Quais foram suas inspirações quando estava fazendo o filme?
De uma maneira geral, não me inspiro em outros filmes, mas em músicas, pinturas, fotografias. Mas “A favorita” (2018) me inspirou. Adoro o diretor (Yorgos Lanthimos) e assisti ao filme quando estava terminando o roteiro de “Corsage”. Fiquei maravilhada. Eu não queria fazer o clássico filme histórico, e isto nem é possível com o orçamento dos filmes europeus. Ver “A favorita” me ajudou a entender que eu não precisava fazer o filme de época perfeito.

O título, “Corsage”, remete à falta de liberdade da mulher. A peça de roupa é como uma gaiola. O que você pensa sobre esta questão, falando sobre uma perspectiva atual?

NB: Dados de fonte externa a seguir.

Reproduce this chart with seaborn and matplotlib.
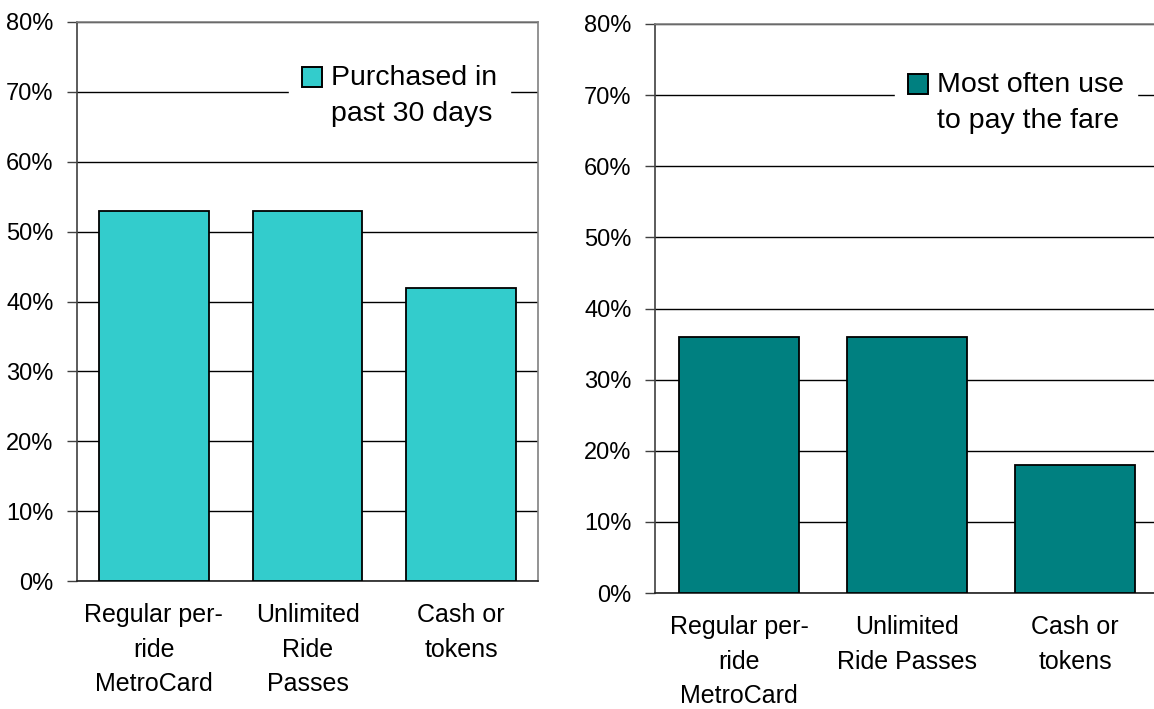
import matplotlib
matplotlib.use("Agg")
import matplotlib.pyplot as plt
import matplotlib.patches as mpatches
from matplotlib.legend_handler import HandlerPatch
import seaborn as sns
from matplotlib.ticker import FuncFormatter

# data
left_cats = ["Regular per-\nride\nMetroCard", "Unlimited\nRide\nPasses", "Cash or\ntokens"]
left_vals = [53, 53, 42]
left_label = "Purchased in\npast 30 days"

right_cats = ["Regular per-\nride\nMetroCard", "Unlimited\nRide Passes", "Cash or\ntokens"]
right_vals = [36, 36, 18]
right_label = "Most often use\nto pay the fare"

sns.set_style("white")
plt.rcParams['font.family'] = ['Liberation Sans', 'DejaVu Sans']
plt.rcParams['text.color'] = 'black'
plt.rcParams['xtick.color'] = 'black'
plt.rcParams['ytick.color'] = 'black'

W, H = 1154, 709
fig = plt.figure(figsize=(W / 100, H / 100), dpi=100)

# axes placed in pixel terms
ax1 = fig.add_axes([77 / W, 1 - 581 / H, (538 - 77) / W, (581 - 22) / H])
ax2 = fig.add_axes([655 / W, 1 - 593 / H, 504 / W, (593 - 24) / H])


def top_square(legend, orig_handle, xdescent, ydescent, width, height, fontsize):
    # keep the marker next to the first line of the label
    return mpatches.Rectangle((-xdescent, -ydescent + 13.5), width, height)


def style(ax, cats, vals, color, label, leg_xy):
    sns.barplot(x=cats, y=vals, color=color, edgecolor="black", linewidth=1.3,
                width=0.715, saturation=1, ax=ax, zorder=3)
    ax.set_ylim(0, 80)
    ax.set_xlim(-0.5, 2.5)
    ax.set_yticks(range(0, 81, 10))
    ax.yaxis.set_major_formatter(FuncFormatter(lambda v, p: f"{int(v)}%"))
    ax.set_xticks(range(len(cats)))
    ax.set_xticklabels(cats, linespacing=1.55, fontsize=18)
    ax.set_axisbelow(True)
    ax.grid(axis="y", color="black", linewidth=1.0)
    ax.grid(axis="x", visible=False)
    ax.tick_params(axis="y", direction="out", length=7, width=1, color="#404040",
                   labelsize=17, pad=10, left=True)
    ax.tick_params(axis="x", length=0, pad=16)
    ax.spines["left"].set_color("#404040")
    ax.spines["bottom"].set_color("#202020")
    ax.spines["top"].set_color("#808080")
    ax.spines["right"].set_color("#808080")
    for s in ax.spines.values():
        s.set_linewidth(1.2)
    ax.set_xlabel("")
    ax.set_ylabel("")
    handle = mpatches.Patch(facecolor=color, edgecolor="black", linewidth=1.4, label=label)
    leg = ax.legend(handles=[handle], loc="upper left",
                    bbox_to_anchor=(leg_xy[0] / W, 1 - leg_xy[1] / H),
                    bbox_transform=fig.transFigure,
                    handler_map={mpatches.Patch: HandlerPatch(patch_func=top_square)},
                    frameon=True, fontsize=20.5, handlelength=0.7, handleheight=0.7,
                    handletextpad=0.33, borderpad=0.45, borderaxespad=0)
    for t in leg.get_texts():
        t.set_linespacing(1.5)
    leg.get_frame().set_facecolor("white")
    leg.get_frame().set_edgecolor("white")
    leg.get_frame().set_alpha(1)
    leg.set_zorder(5)


style(ax1, left_cats, left_vals, "#33CCCC", left_label, (289, 52))
style(ax2, right_cats, right_vals, "#008080", right_label, (895, 59))
ax2.spines["right"].set_visible(False)

fig.savefig("out.png", dpi=100)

Como mulheres, ainda temos algumas gaiolas, coisas de expectativa, do que o mundo e a sociedade esperam de nós. E há também as gaiolas mais físicas. Para mim, por exemplo, quando uso salto alto por mais de meia hora. Nos falam que os saltos nos deixam mais bonitas, mas, para mim, eles só machucam, não consigo caminhar direito. Há também algumas coisas de underwear. Nos fazem acreditar que precisamos de muitas coisas para nos sentir mais bonitas. Ou seja, as coisas mudaram um pouco (desde a época de Sissi), mas a ideia permanece ainda hoje.

Você está em Los Angeles, em plena campanha para o Oscar. Quais são as suas expectativas?
Estou aprendendo muito, não sabia que tantas coisas eram necessárias, não sabia como era uma campanha. Está sendo divertido, mas também trabalhoso. Meu plano para este filme era exibi-lo em Cannes (de onde Vicky Krieps saiu com o prêmio de melhor intérprete na mostra “Um certo olhar”) e só. Não pensei em nada depois. Então, tudo o que vem acontecendo é um presente. Estou tentando aproveitar, mas estou muito cansada. Todo mundo me pergunta o que vou fazer depois e não tenho resposta, porque não tenho tempo, estou trabalhando constantemente no filme. Estou feliz por toda a atenção que “Corsage” está recebendo, mas não tenho muitas expectativas (quanto ao Oscar). Prêmios são superestimados. E a verdadeira competição acontece muito antes, quando você consegue financiamento e todos os meios para fazer um longa. Agora o que podemos fazer é celebrar, mas eu realmente não gosto de competir.